Quizás nos ha perjudicado el barroco. El barroco es el vendaval de palabrerías y formas desatadas de la Contrarreforma, el mareo de ángeles y nubes y santos con los ojos vueltos y dioses en el interior de las cúpulas de las iglesias romanas, el contoneo decorativo de las columnas salomónicas, la metástasis de los retablos con recovecos de dorados y de polvo, la gesticulación de los predicadores apostólicos proclamando saberes tan exclusivamente acústicos y palabreros como el misterio de la Santísima Trinidad. En el siglo XVII el inglés y el holandés eran usados para describir por primera vez el interior de una célula mirada a través del microscopio o para redactar severos contratos comerciales. El español se hinchaba prodigiosamente con el aire recalentado de la oratoria sagrada, de las fantasmagorías verbales de los leguleyos y los burócratas que intentaban regular minuciosamente, desde una covachuela del alcázar de Madrid, las geografías de continentes y océanos, la vida en las Indias, la navegación entre Acapulco y las Filipinas. La Declaración de Independencia de los Estados Unidos es un documento circunspecto que tiene algo de manual de instrucciones para poner en práctica el funcionamiento de un país. La historia constitucional de España y de América Latina es una torrentera de palabrerías que no ha cesado en dos siglos, una biblioteca de legislaciones fantásticas que pasaron a toda velocidad del pergamino al papel mojado. Los mandatarios han sido tan fértiles en la invención de bandas, condecoraciones, charreteras y uniformes como en el fragor de los discursos. En nuestros países, con acentos distintos, la política consiste sobre todo en levantar y derribar grandes edificios, catedrales barrocas de palabras.

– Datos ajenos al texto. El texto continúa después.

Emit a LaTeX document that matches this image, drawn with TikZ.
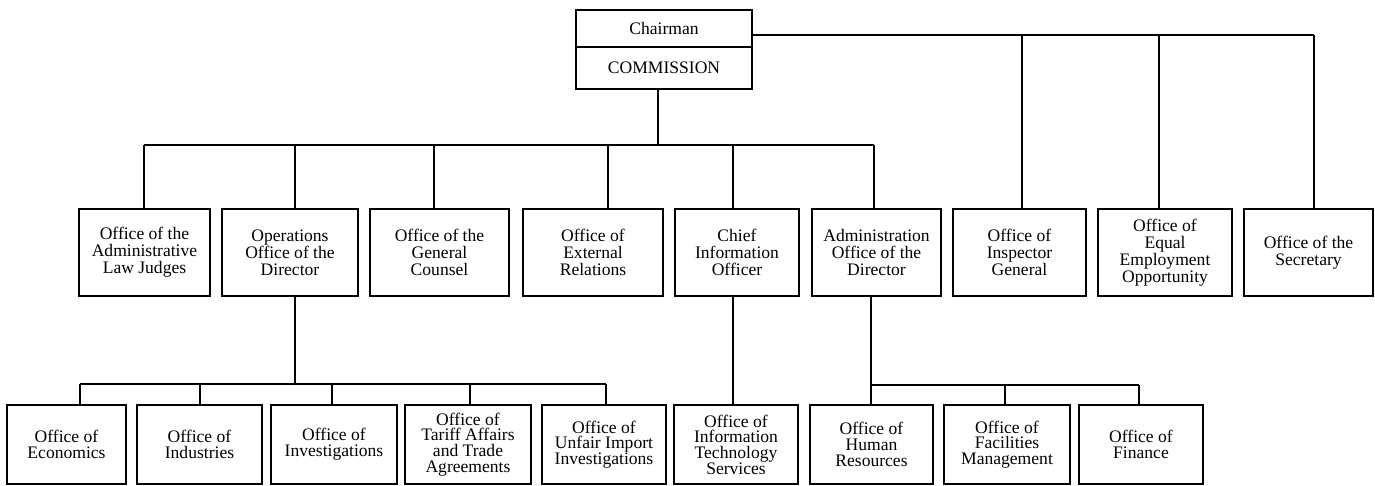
\documentclass[tikz,border=0pt]{standalone}
\usepackage{fontspec}
\setmainfont{Liberation Serif}

\begin{document}
\begin{tikzpicture}[x=0.02cm, y=-0.02cm, line width=1.1pt,
  box/.style={draw, line width=1.4pt, align=center, inner sep=1pt, font=\fontsize{10}{9.6}\selectfont},
  office/.style={box, minimum height=1.74cm},
  suboffice/.style={box, minimum height=1.58cm, font=\fontsize{10}{8.9}\selectfont}]

\useasboundingbox (0,0) rectangle (1375,485);

% --- Chairman / Commission (top) ---
\node[box, minimum width=3.52cm, minimum height=0.74cm] (chair) at (664,28.5) {Chairman};
\node[box, minimum width=3.52cm, minimum height=0.84cm] (comm) at (664,68) {COMMISSION};

% --- offices under the Commission ---
\node[office, minimum width=2.62cm] (alj) at (144.5,252.5) {Office of the\\Administrative\\Law Judges};
\node[office, minimum width=2.72cm] (ops) at (290,252.5) {Operations\\Office of the\\Director};
\node[office, minimum width=2.78cm] (gc) at (439.5,252.5) {Office of the\\General\\Counsel};
\node[office, minimum width=2.80cm] (extrel) at (593,252.5) {Office of\\External\\Relations};
\node[office, minimum width=2.48cm] (cio) at (737,252.5) {Chief\\Information\\Officer};
\node[office, minimum width=2.58cm] (admin) at (876.5,252.5) {Administration\\Office of the\\Director};

% --- offices reporting to the Chairman ---
\node[office, minimum width=2.66cm] (ig) at (1019.5,252.5) {Office of\\Inspector\\General};
\node[office, minimum width=2.68cm] (eeo) at (1165,252.5) {Office of\\Equal\\Employment\\Opportunity};
\node[office, minimum width=2.58cm] (sec) at (1308.5,252.5) {Office of the\\Secretary};

% --- operations offices (bottom left) ---
\node[suboffice, minimum width=2.38cm] (econ) at (66.5,444.5) {Office of\\Economics};
\node[suboffice, minimum width=2.50cm] (ind) at (199.5,444.5) {Office of\\Industries};
\node[suboffice, minimum width=2.52cm] (inv) at (334,444.5) {Office of\\Investigations};
\node[suboffice, minimum width=2.52cm] (tariff) at (468,444.5) {Office of\\Tariff Affairs\\and Trade\\Agreements};
\node[suboffice, minimum width=2.48cm] (unfair) at (604,444.5) {Office of\\Unfair Import\\Investigations};

% --- IT and administration offices (bottom right) ---
\node[suboffice, minimum width=2.48cm] (its) at (736,444.5) {Office of\\Information\\Technology\\Services};
\node[suboffice, minimum width=2.46cm] (hr) at (871.5,444.5) {Office of\\Human\\Resources};
\node[suboffice, minimum width=2.52cm] (fac) at (1007,444.5) {Office of\\Facilities\\Management};
\node[suboffice, minimum width=2.48cm] (fin) at (1141,444.5) {Office of\\Finance};

% Commission down to its offices
\coordinate (cbus) at (658,145);
\draw (comm.south -| cbus) -- (cbus);
\draw (144,145) -- (874,145);
\foreach \n/\x in {alj/144, ops/295, gc/434, extrel/608, cio/733, admin/874}
  \draw (\x,145) -- (\x,0 |- \n.north);

% Chairman across to the right
\coordinate (rbus) at (1314,35);
\draw (chair.east |- rbus) -- (rbus);
\foreach \n/\x in {ig/1022, eeo/1159, sec/1314}
  \draw (\x,35) -- (\x,0 |- \n.north);

% Operations down to its offices
\coordinate (obus) at (295,384);
\draw (ops.south -| obus) -- (obus);
\draw (80,384) -- (606,384);
\foreach \n/\x in {econ/80, ind/200, inv/332, tariff/470, unfair/606}
  \draw (\x,384) -- (\x,0 |- \n.north);

% CIO down to IT services
\draw (cio.south -| 733,0) -- (its.north -| 733,0);

% Administration down to its offices
\coordinate (abus) at (871,385);
\draw (admin.south -| abus) -- (hr.north -| abus);
\draw (abus) -- (1139,385);
\foreach \n/\x in {fac/1005, fin/1139}
  \draw (\x,385) -- (\x,0 |- \n.north);

\end{tikzpicture}
\end{document}
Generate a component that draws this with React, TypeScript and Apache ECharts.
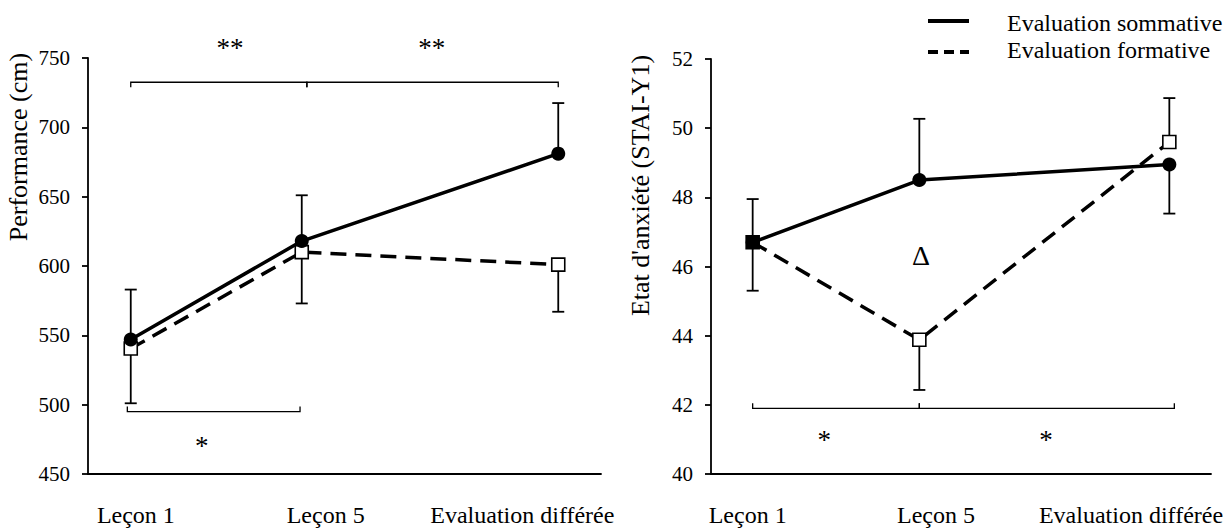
import React, { useEffect, useRef } from "react";
import * as echarts from "echarts";

// ---------- data ----------
const categories = ["Leçon 1", "Leçon 5", "Evaluation différée"];
const xPositions = [0, 1, 2.5];
const leftLabelPositions = [0.03, 1.14, 2.29];
const rightLabelPositions = [-0.03, 1.1, 2.27];
const seriesNames = ["Evaluation sommative", "Evaluation formative"];

const perfTitle = "Performance (cm)";
const perfMin = 450;
const perfMax = 750;
const perfInterval = 50;
const perfSommative = [547, 618, 681];
const perfFormative = [540.5, 610, 601];
const perfSommativeErr = [36, 33, 36.5];
const perfFormativeErr = [-39.5, -37, -34];
// [xStart, xEnd, y, tick direction]
const perfBrackets = [
  [0, 1.03, 732.5, 1],
  [1.03, 2.5, 732.5, 1],
  [-0.02, 0.99, 495, -1],
];
const perfMarks: [number, number, string][] = [
  [0.58, 757, "**"],
  [1.76, 757, "**"],
  [0.415, 470, "*"],
];

const anxTitle = "Etat d'anxiété (STAI-Y1)";
const anxMin = 40;
const anxMax = 52;
const anxInterval = 2;
const anxSommative = [46.7, 48.5, 48.95];
const anxFormative = [46.7, 43.88, 49.6];
const anxSommativeErr = [1.25, 1.77, -1.42];
const anxFormativeErr = [-1.4, -1.45, 1.27];
const anxBrackets = [
  [0, 1, 41.9, -1],
  [1, 2.53, 41.9, -1],
];
const anxMarks: [number, number, string][] = [
  [0.43, 40.98, "*"],
  [1.76, 40.98, "*"],
  [1.01, 46.33, "Δ"],
];

// ---------- styles ----------
const FONT = "'Liberation Serif', 'Times New Roman', serif";
const BLACK = "#000";

const errorBarItem = (_params: any, api: any) => {
  const x = api.value(0);
  const y = api.value(1);
  const e = api.value(2);
  const p0 = api.coord([x, y]);
  const p1 = api.coord([x, y + e]);
  const style = { stroke: BLACK, lineWidth: 1.8 };
  return {
    type: "group",
    children: [
      { type: "line", shape: { x1: p0[0], y1: p0[1], x2: p1[0], y2: p1[1] }, style },
      { type: "line", shape: { x1: p1[0] - 6, y1: p1[1], x2: p1[0] + 6, y2: p1[1] }, style },
    ],
  };
};

const bracketItem = (_params: any, api: any) => {
  const a = api.coord([api.value(0), api.value(2)]);
  const b = api.coord([api.value(1), api.value(2)]);
  const d = api.value(3) * 5;
  return {
    type: "polyline",
    shape: { points: [[a[0], a[1] + d], a, b, [b[0], b[1] + d]] },
    style: { stroke: BLACK, fill: "none", lineWidth: 1.3 },
  };
};

const makeMarkItem = (marks: [number, number, string][]) => (params: any, api: any) => {
  const m = marks[params.dataIndex];
  const p = api.coord([m[0], m[1]]);
  const isDelta = m[2] === "Δ";
  return {
    type: "text",
    x: p[0],
    y: p[1],
    style: {
      text: m[2],
      fill: BLACK,
      font: `${isDelta ? 28 : 27}px ${FONT}`,
      textAlign: "center",
      textVerticalAlign: "middle",
    },
  };
};

const labelFormatter = (positions: number[]) => (v: number) => {
  let best = 0;
  positions.forEach((p, i) => {
    if (Math.abs(p - v) < Math.abs(positions[best] - v)) best = i;
  });
  return categories[best];
};

const makeXAxis = (gridIndex: number, positions: number[]) => ({
  type: "value",
  gridIndex,
  min: -0.25,
  max: 2.75,
  splitLine: { show: false },
  axisTick: { show: false },
  axisLine: { show: true, onZero: false, lineStyle: { color: BLACK, width: 1.8 } },
  axisLabel: {
    customValues: positions,
    formatter: labelFormatter(positions),
    color: BLACK,
    fontFamily: FONT,
    fontSize: 24,
    margin: 29,
  },
});

const makeYAxis = (gridIndex: number, min: number, max: number, interval: number) => ({
  type: "value",
  gridIndex,
  min,
  max,
  interval,
  splitLine: { show: false },
  axisLine: { show: true, onZero: false, lineStyle: { color: BLACK, width: 1.8 } },
  axisTick: { show: true, length: 6, lineStyle: { color: BLACK, width: 1.8 } },
  axisLabel: { color: BLACK, fontFamily: FONT, fontSize: 21, margin: 18 },
});

const lineSeries = (
  idx: number,
  values: number[],
  kind: "sommative" | "formative",
  blackFirst = false
) => ({
  type: "line",
  name: kind === "sommative" ? seriesNames[0] : seriesNames[1],
  xAxisIndex: idx,
  yAxisIndex: idx,
  data: xPositions.map((x, i) =>
    blackFirst && i === 0 && kind === "formative"
      ? { value: [x, values[i]], itemStyle: { color: BLACK } }
      : [x, values[i]]
  ),
  symbol: kind === "sommative" ? "circle" : "rect",
  symbolSize: kind === "sommative" ? 14 : 13,
  showSymbol: true,
  itemStyle:
    kind === "sommative"
      ? { color: BLACK }
      : { color: "#fff", borderColor: BLACK, borderWidth: 1.6 },
  lineStyle: { color: BLACK, width: 3.5, type: kind === "sommative" ? "solid" : [16, 9] },
  emphasis: { disabled: true },
  z: kind === "sommative" ? 5 : 4,
  silent: true,
});

const errSeries = (idx: number, values: number[], errs: number[]) => ({
  type: "custom",
  xAxisIndex: idx,
  yAxisIndex: idx,
  renderItem: errorBarItem,
  data: xPositions.map((x, i) => [x, values[i], errs[i]]),
  encode: { x: 0, y: 1 },
  z: 2,
  silent: true,
});

export default function App() {
  const ref = useRef<HTMLDivElement>(null);

  useEffect(() => {
    document.body.style.margin = "0";
    if (!ref.current) return;
    const chart = echarts.init(ref.current, undefined, { renderer: "svg" });
    const option: any = {
      animation: false,
      backgroundColor: "#fff",
      textStyle: { fontFamily: FONT },
      grid: [
        { left: 88, right: 629, top: 58, bottom: 54 },
        { left: 711, right: 19, top: 59, bottom: 54 },
      ],
      xAxis: [makeXAxis(0, leftLabelPositions), makeXAxis(1, rightLabelPositions)],
      yAxis: [
        makeYAxis(0, perfMin, perfMax, perfInterval),
        makeYAxis(1, anxMin, anxMax, anxInterval),
      ],
      series: [
        errSeries(0, perfSommative, perfSommativeErr),
        errSeries(0, perfFormative, perfFormativeErr),
        lineSeries(0, perfFormative, "formative"),
        lineSeries(0, perfSommative, "sommative"),
        {
          type: "custom",
          xAxisIndex: 0,
          yAxisIndex: 0,
          renderItem: bracketItem,
          data: perfBrackets,
          encode: { x: [0, 1], y: 2 },
          silent: true,
        },
        {
          type: "custom",
          xAxisIndex: 0,
          yAxisIndex: 0,
          renderItem: makeMarkItem(perfMarks),
          data: perfMarks.map((m) => [m[0], m[1]]),
          encode: { x: 0, y: 1 },
          silent: true,
        },
        errSeries(1, anxSommative, anxSommativeErr),
        errSeries(1, anxFormative, anxFormativeErr),
        lineSeries(1, anxFormative, "formative", true),
        lineSeries(1, anxSommative, "sommative"),
        {
          type: "custom",
          xAxisIndex: 1,
          yAxisIndex: 1,
          renderItem: bracketItem,
          data: anxBrackets,
          encode: { x: [0, 1], y: 2 },
          silent: true,
        },
        {
          type: "custom",
          xAxisIndex: 1,
          yAxisIndex: 1,
          renderItem: makeMarkItem(anxMarks),
          data: anxMarks.map((m) => [m[0], m[1]]),
          encode: { x: 0, y: 1 },
          silent: true,
        },
      ],
      graphic: [
        {
          type: "text",
          x: 18,
          y: 147,
          rotation: Math.PI / 2,
          style: {
            text: perfTitle,
            fill: BLACK,
            font: `26px ${FONT}`,
            textAlign: "center",
            textVerticalAlign: "middle",
          },
        },
        {
          type: "text",
          x: 640,
          y: 185.5,
          rotation: Math.PI / 2,
          style: {
            text: anxTitle,
            fill: BLACK,
            font: `26px ${FONT}`,
            textAlign: "center",
            textVerticalAlign: "middle",
          },
        },
        {
          type: "line",
          shape: { x1: 928, y1: 21, x2: 969, y2: 21 },
          style: { stroke: BLACK, lineWidth: 4 },
        },
        {
          type: "line",
          shape: { x1: 928, y1: 52, x2: 969, y2: 52 },
          style: { stroke: BLACK, lineWidth: 4, lineDash: [10, 6] },
        },
        {
          type: "text",
          x: 1007,
          y: 22.5,
          style: {
            text: seriesNames[0],
            fill: BLACK,
            font: `24px ${FONT}`,
            textAlign: "left",
            textVerticalAlign: "middle",
          },
        },
        {
          type: "text",
          x: 1007,
          y: 49.5,
          style: {
            text: seriesNames[1],
            fill: BLACK,
            font: `24px ${FONT}`,
            textAlign: "left",
            textVerticalAlign: "middle",
          },
        },
      ],
    };
    chart.setOption(option);
    return () => chart.dispose();
  }, []);

  return (
    <div
      ref={ref}
      style={{ position: "absolute", left: 0, top: 0, width: 1230, height: 528 }}
    />
  );
}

La política y cualquier clase de solemnidad. Según los índices internacionales España es un país de productividad económica muy baja, pero si hubiera índices de productividad de discursos -su cantidad, su duración, el número de palabras per cápita- quizás estaríamos muy cerca de la cabecera del mundo. La generación del 27 se enamoró de Góngora y produjo una prosa tan vacua de palabrería que aún hay eruditos que pierden el juicio intentando descifrarla, o abarcarla. Cada momento del día, en cada lugar de España, en cada país de América, hay un alcalde, consejero, viceconcejal, caudillo, presidente vitalicio, académico, preboste, pronunciando un discurso, más o menos florido, más tosco o más recamado. Hasta un tirano tan desabrido como el general Franco segregaba discursos suficientes como para llenar una hilera de volúmenes en la biblioteca pública a la que yo iba de niño. El cantante Antonio Molina me contó hace muchos años que asistió al primer discurso de Fidel Castro en un teatro de La Habana, y que duró tanto y estaba el público tan apretado que se meó tres veces sin moverse del sitio.

Así que al escritor en español le cuesta mucho poner a punto su detector de palabrería. Debería uno palidecer cada vez que un lector bien intencionado lo elogia por escribir muy bien. Escribir bien es pedirle a la inteligencia el nombre exacto de las cosas. Pero ni siquiera el gran Juan Ramón Jiménez fue siempre inmune a la palabrería.